Which file types get advanced parsing?

Tier 1 formats require document parsing to extract structured content. The API handles tables, embedded images, scanned pages, and complex layouts automatically — you upload the file and get searchable chunks back.

Format Extensions What gets extracted
PDF .pdf Text, tables, images, scanned pages via OCR
Word .docx Body text, tables, headers, embedded images
PowerPoint .pptx Slide text, speaker notes, image descriptions
Excel .xlsx Sheet data converted to structured text and tables
Images .png, .jpg, .jpeg, .webp, .tiff OCR text extraction and visual content description

That is 5 format categories covering 9 individual file extensions. These are the most common document types in enterprise knowledge bases — contracts, reports, slide decks, spreadsheets, and scanned paperwork.

Which file types skip parsing entirely?

Tier 2 formats are already text-based, so they go straight to chunking and embedding with no parsing step. This means faster processing and no parsing cost.

Format Extensions How it is processed
Plain Text .txt Direct chunking
Markdown .md Heading-aware chunking preserves document structure
HTML .html, .htm Tags stripped, text extracted and chunked
CSV/TSV .csv, .tsv Rows converted to searchable text segments
JSON .json Flattened and chunked

These 7 formats are useful for ingesting structured data exports, documentation, web content, and configuration files without any preprocessing on your side.

What are the file size and batch limits?

Every upload has constraints. Here are the limits for a typical managed RAG API:

Constraint Limit
Maximum file size 50 MB
Maximum pages per document 500
Maximum files per batch upload 20
Text file encoding UTF-8

Documents exceeding these limits need to be split before uploading. For most use cases — technical manuals, legal contracts, quarterly reports — these limits are more than sufficient.

What about raw text that is not in a file?

Most RAG APIs also support raw text ingestion. Instead of uploading a file, you POST a string of text directly to the documents endpoint. The text is stored and processed through the same chunking and embedding pipeline as file uploads.

This is useful when your source data lives in a database, a CMS, or an application rather than in files. You can ingest chat transcripts, support tickets, wiki entries, or any other text content without writing it to a file first.

How does the API handle complex documents?

The hardest parsing problems are tables, scanned pages, and mixed layouts. Ragex handles each of these:

  • Tables — Layout-aware extraction preserves row and column structure. Table data stays intact as a single chunk rather than getting split into meaningless fragments.
  • Scanned documents — Image-only pages and embedded images go through OCR automatically. You do not need a separate OCR service.
  • Mixed layouts — Multi-column pages, headers, footers, and sidebars are parsed with structural awareness so the extracted text follows a logical reading order.

This matters because a RAG system is only as good as its parsed content. If tables turn into garbled strings or scanned pages return empty text, search quality collapses regardless of how good the embedding or retrieval layer is.

FAQ

Can I upload multiple file types to the same knowledge base?

Yes.
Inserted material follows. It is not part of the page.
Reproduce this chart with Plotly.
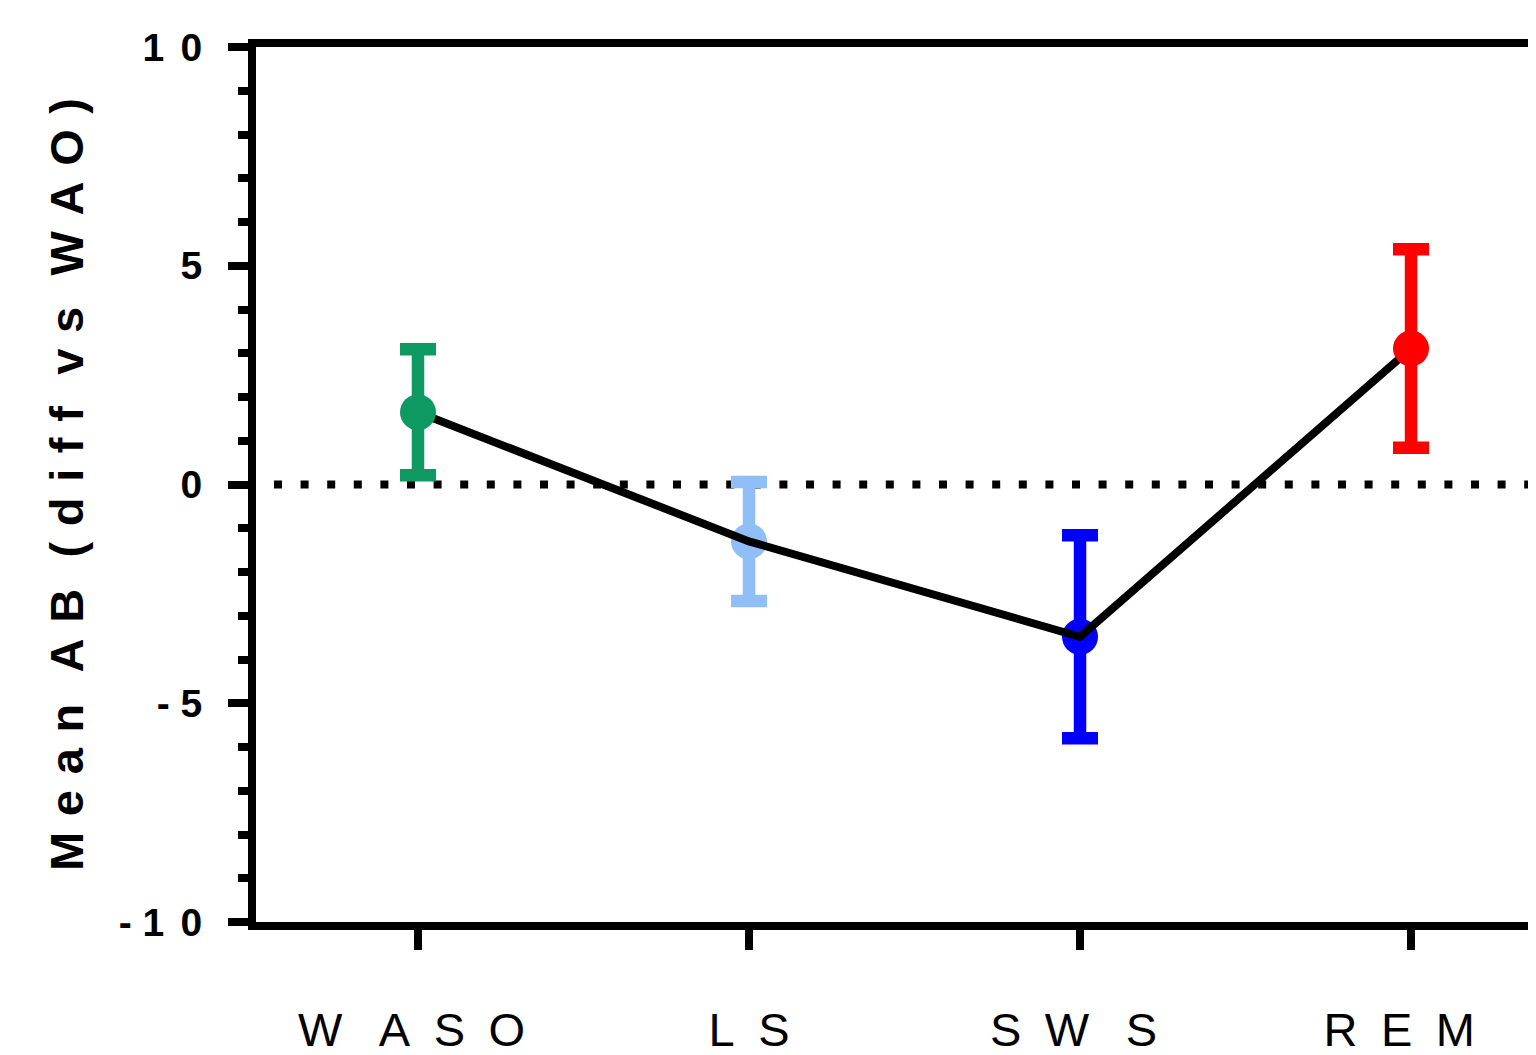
import plotly.graph_objects as go

# ---- data ----
categories = ["WASO", "LS", "SWS", "REM"]
tick_text_x = ["W\u2002\u00a0A\u2002S\u2002O\u00a0", "L\u2002S",
               "S\u2002W\u2002\u00a0S\u00a0", "R\u2002E\u2002M\u2002"]
means = [1.65, -1.30, -3.48, 3.11]
errors = [1.44, 1.36, 2.32, 2.27]
colors = ["#0F9962", "#8FBFF6", "#0000FF", "#FF0000"]
y_tickvals = [-10, -5, 0, 5, 10]
y_ticktext = ["-\u00a01\u2004\u200a0", "-\u00a05", "0", "5", "1\u2004\u200a0"]
y_title = "M e a n  A B  ( d i f f  v s  W A O )".replace(" ", "\u2004")

FONT = "Arial, Liberation Sans, Helvetica, sans-serif"

fig = go.Figure()

def point_trace(i):
    return go.Scatter(
        x=[categories[i]], y=[means[i]], mode="markers",
        marker=dict(size=36, color=colors[i], line=dict(width=0)),
        error_y=dict(type="data", array=[errors[i]], visible=True,
                     color=colors[i], thickness=12.5, width=18),
        showlegend=False, cliponaxis=False,
    )

# LS and SWS under the connecting line, WASO and REM above it
for i in (1, 2):
    fig.add_trace(point_trace(i))
fig.add_trace(go.Scatter(x=categories, y=means, mode="lines",
                         line=dict(color="black", width=8),
                         showlegend=False, cliponaxis=False))
for i in (0, 3):
    fig.add_trace(point_trace(i))

# dotted reference line at zero
fig.add_shape(type="line", xref="paper", yref="y",
              x0=18 / 1280, x1=1, y0=0, y1=0,
              line=dict(color="black", width=8, dash="8px,18.6px"),
              layer="below")

# page body has an 8px margin, so the figure is offset by 8px
fig.update_layout(
    width=1528, height=1047,
    margin=dict(l=248, r=0, t=39, b=133, autoexpand=False),
    plot_bgcolor="white", paper_bgcolor="white",
    font=dict(family=FONT, color="black"),
    showlegend=False,
)

fig.update_xaxes(
    type="category", categoryorder="array", categoryarray=categories,
    range=[-0.4894, 3.3776], automargin=False,
    tickvals=categories, ticktext=tick_text_x,
    showline=True, linewidth=8, linecolor="black", mirror=True,
    ticks="outside", ticklen=20, tickwidth=8, tickcolor="black",
    tickfont=dict(size=47, family=FONT, color="black"),
    ticklabelstandoff=40,
    showgrid=False, zeroline=False,
)

fig.update_yaxes(
    range=[-10, 10], automargin=False,
    tickvals=y_tickvals, ticktext=y_ticktext,
    showline=True, linewidth=8, linecolor="black",
    ticks="outside", ticklen=20, tickwidth=8, tickcolor="black",
    tickfont=dict(size=39, family=FONT, color="black", weight="bold"),
    ticklabelstandoff=18,
    minor=dict(tick0=0, dtick=1, ticks="outside", ticklen=10, tickwidth=8,
               tickcolor="black", showgrid=False),
    showgrid=False, zeroline=False,
    title=dict(text=y_title, standoff=23,
               font=dict(size=47, family=FONT, color="black", weight="bold")),
)

fig.write_html("out.html")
All 16 supported file types can coexist in a single knowledge base. Upload PDFs, spreadsheets, images, and text files together — they all get processed into the same searchable index. Use metadata filters to narrow search results to specific document types when needed.

Do Tier 2 files cost less to process than Tier 1?

Tier 2 files skip the external parsing step, which means they process faster and avoid parsing overhead. The cost difference depends on the provider. Plans typically start at $29 per month and meter by pages processed, with Tier 2 files counted by token equivalent rather than literal page count.

What happens if I upload an unsupported file type?

The API rejects the upload at validation time and returns an error before any processing begins. You get an immediate response identifying the unsupported format. Convert the file to a supported type (PDF or plain text are the safest options) and re-upload.

Is there a way to ingest content from a URL instead of a file?

Some managed RAG APIs support URL-based ingestion where you provide a link and the API fetches, parses, and indexes the content. Alternatively, you can fetch the page yourself, extract the HTML or text, and use the raw text ingestion endpoint to send it directly.


Last updated: 2026-02-26